O álbum “72 Seasons”, da banda norte-americana, escancara em letras autobiográficas a sua luta contra o vício, ansiedade e depressão
Quando uma banda do tamanho do Metallica lança um disco de inéditas, é inevitável que todo mundo que minimamente gosta de rock preste atenção. É, de fato, um acontecimento. No caso do recém-lançado “72 Seasons”, no entanto, este lançamento se torna duplamente importante, porque as letras escritas pelo vocalista James Hetfield são uma verdadeira aula a respeito de saúde mental. Com um conceito visual todo focado na cor amarela, em clara alusão à cor que usamos durante o Setembro Amarelo, o disco não conta uma única história integrada, mas fala do início ao fim sobre a luta do próprio James contra a ansiedade, a depressão e o seu vício em álcool.
As 72 estações às quais o título do disco do Metallica – em inglês, 72 Seasons – se referem à quantidade de estações do ano (primavera, verão, outono e inverno) que passam ao longo dos primeiros 18 anos da vida de uma pessoa. É na infância e juventude, como sabemos, que se desenha a personalidade e os muitos “eus” que vão nos formar para a vida adulta.
Vindo de uma infância humilde, em um ambiente violento, este James Hetfield que conhecemos do Metallica foi criado no coração de uma família bem religiosa, que não acreditava na medicina – o que lhe tirou a mãe, vítima de câncer, aos 16 anos. De lá pra cá, o músico experimentou uma batalha sem fim com drogas e alcoolismo.
Em meio a uma recente turnê do Metallica, em 2020, antes da explosão da pandemia e do isolamento social, James voltou para mais uma temporada de internação na reabilitação, cancelando uma série de apresentações. “Ser apenas humano nesta carreira traz desafios gigantescos e pode ser muito difícil. A compreensão de vocês é uma cura”, disse ele, em comunicado oficial, quando reforçou que precisaria se dedicar à sua própria saúde mental, fazendo terapia de maneira recorrente.
“72 Seasons” fala muito sobre este momento de James, fala sobre passado e também sobre o presente, sobre o impacto que os traumas da juventude podem ter na vida adulta, tudo tratado de maneira absolutamente autobiográfica. A canção “Room of Mirrors”, por exemplo, fala sobre como não apenas você mas o mundo te enxerga em sua luta contra a depressão (“Would you criticize, scrutinize, stigmatize my pain? / Would you summarize, patronize, classify insane?”). Já “If Darkness Had a Son” é a respeito a eterna tentação de voltar aos antigos vícios, que fica circundando para sempre a vida de quem é adicto.
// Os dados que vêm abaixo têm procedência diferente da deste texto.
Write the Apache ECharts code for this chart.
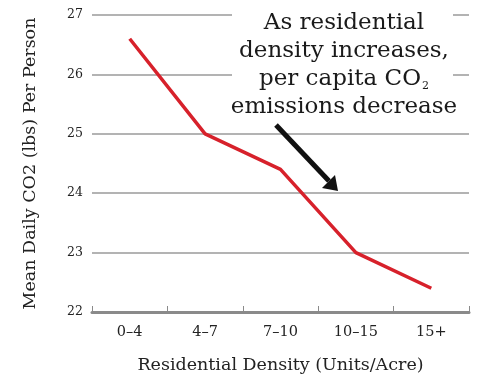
<!DOCTYPE html>
<html>
<head>
<meta charset="utf-8">
<style>
  html, body { margin: 0; padding: 0; background: #fff; }
  #chart { width: 480px; height: 377px; }
</style>
<script src="https://cdn.jsdelivr.net/npm/echarts@6/dist/echarts.min.js"></script>
</head>
<body>
<div id="chart"></div>
<script>
// Residential density bins and mean daily CO2 per person (lbs)
const densityBins = ['0–4', '4–7', '7–10', '10–15', '15+'];
const meanDailyCO2 = [26.6, 25.0, 24.4, 23.0, 22.4];
const yTicks = [22, 23, 24, 25, 26, 27];

const FONT = '"DejaVu Serif", "Liberation Serif", serif';

const chart = echarts.init(document.getElementById('chart'), null, { renderer: 'canvas' });

chart.setOption({
  animation: false,
  backgroundColor: '#fff',
  grid: { left: 92, right: 11, top: 15, bottom: 65, outerBoundsMode: 'none' },
  xAxis: {
    type: 'category',
    data: densityBins,
    boundaryGap: true,
    name: 'Residential Density (Units/Acre)',
    nameLocation: 'middle',
    nameGap: 44,
    nameTextStyle: { fontFamily: FONT, fontSize: 17.5, color: '#222' },
    axisLine: { show: true, lineStyle: { color: '#8a8a8a', width: 3 } },
    axisTick: { show: true, inside: true, length: 6, lineStyle: { color: '#8a8a8a', width: 1 } },
    axisLabel: { fontFamily: FONT, fontSize: 14.5, color: '#222', margin: 13 },
    splitLine: { show: false }
  },
  yAxis: {
    type: 'value',
    min: yTicks[0],
    max: yTicks[yTicks.length - 1],
    interval: 1,
    name: 'Mean Daily CO2 (lbs) Per Person',
    nameLocation: 'middle',
    nameGap: 53,
    nameRotate: 90,
    nameTextStyle: { fontFamily: FONT, fontSize: 17.5, color: '#222' },
    axisLine: { show: false },
    axisTick: { show: false },
    axisLabel: { fontFamily: FONT, fontSize: 12.5, color: '#222', margin: 9 },
    splitLine: { show: true, lineStyle: { color: '#9a9a9a', width: 1.5 } }
  },
  series: [{
    type: 'line',
    data: meanDailyCO2,
    symbol: 'none',
    lineStyle: { color: '#d7212b', width: 3.5 },
    z: 3
  }],
  graphic: [
    {
      type: 'rect',
      shape: { x: 232, y: 4, width: 221, height: 122 },
      style: { fill: '#fff' },
      z: 10
    },
    {
      type: 'text',
      x: 344,
      y: 9,
      z: 11,
      style: {
        text: 'As residential\ndensity increases,\nper capita CO{sub|2}\nemissions decrease',
        fontFamily: FONT,
        fontSize: 23,
        lineHeight: 28,
        fill: '#1a1a1a',
        align: 'center',
        verticalAlign: 'top',
        rich: {
          sub: { fontFamily: FONT, fontSize: 11, fill: '#1a1a1a', padding: [14, 0, 0, 1] }
        }
      }
    },
    {
      type: 'line',
      shape: { x1: 276, y1: 125, x2: 329, y2: 181 },
      style: { stroke: '#111', lineWidth: 5 },
      z: 11
    },
    {
      type: 'polygon',
      shape: { points: [[338, 191], [322, 188], [335, 175]] },
      style: { fill: '#111' },
      z: 11
    }
  ]
});
</script>
</body>
</html>
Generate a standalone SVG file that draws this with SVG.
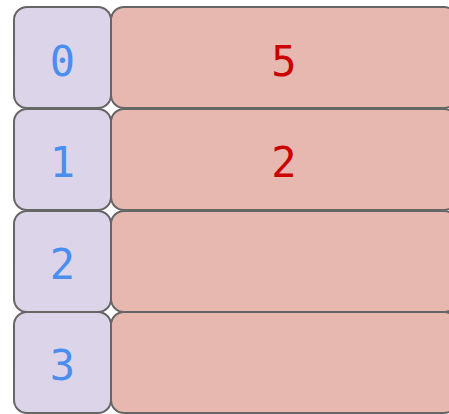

Um bom resumo do disco “72 Seasons”, definitivamente, é “Screaming Suicide”, exaltação do Metallica sobre a luta diária que é, pra quem enfrenta questões ligadas à depressão, manter os instintos negativos sob controle. Porque, no fundo, este é um disco que pretende trazer uma mensagem positiva. Apesar do sofrimento, sim, ainda há esperança. A luz está lá, no fim do túnel, ainda que muitas vezes seja difícil de enxergar. Segundo o próprio James Hetfield, esta é uma música sobre “abrir a comunicação a respeito da escuridão que sentimos internamente”. E ele ainda reforça para os fãs que “eles não estão sozinhos”.
“É muito importante falar sobre isso”, completa o frontman do Metallica, sempre reforçando que é fundamental procurar ajuda especializada.
Como diz a letra de “Chasing Light”, “without darkness, there’s no light”. Sem escuridão, não existe luz. E precisamos aprender a lidar com ela, sem deixar que ela nos domine.